Self-portrait with architectural elements in the background
Rembrandt·1639
Historical Context
Rembrandt painted this Self-Portrait with Architectural Elements around 1639, during the most prosperous and self-confident phase of his Amsterdam career. The painting dates from the year of his purchase of a magnificent house on the Jodenbreestraat (now the Rembrandt House Museum), an act of financial overextension that would eventually contribute to his 1656 insolvency. The architectural backdrop — stone columns, Classical entablature — echoes the Renaissance setting of the Castiglione portrait by Raphael that Rembrandt had seen at auction in Amsterdam the same year and that directly influenced his Self-Portrait at the Age of 34. Together these late 1630s self-portraits constitute a series of ambitious positioning statements where Rembrandt claims his place in the European tradition of the artist-intellectual.

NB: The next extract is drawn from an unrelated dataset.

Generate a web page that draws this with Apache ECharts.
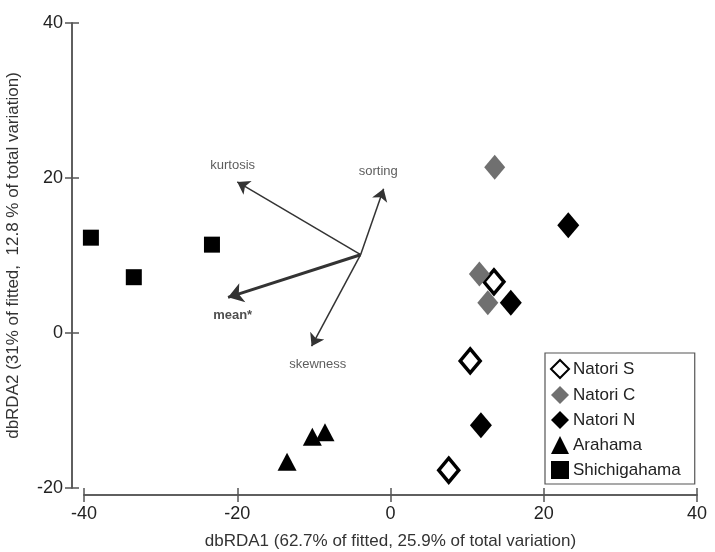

The painting demonstrates his layered, glazed technique at its most refined: the face built up through multiple transparent layers that create the impression of depth and internal luminosity characteristic of his mature work.
Technical Analysis
The rich, warm palette of golds and browns and the confident, broad brushwork of the fur-trimmed costume project an image of artistic mastery, while the direct gaze and composed expression convey intellectual authority.
Look Closer
- ◆Notice the rich architectural setting signaling the Rembrandt House period — this is the year he purchased the expensive Sint Anthonisbreestraat property.
- ◆Look at the fur-trimmed costume and composed gaze projecting cultural authority — an artist presenting himself as a man of cultivation.
- ◆Observe how the warm palette and broad brushwork of the costume create the atmosphere of confident prosperity.
- ◆Find the direct gaze that anchors the self-portrait: whatever the elaborate setting, the face is always the painting's true subject.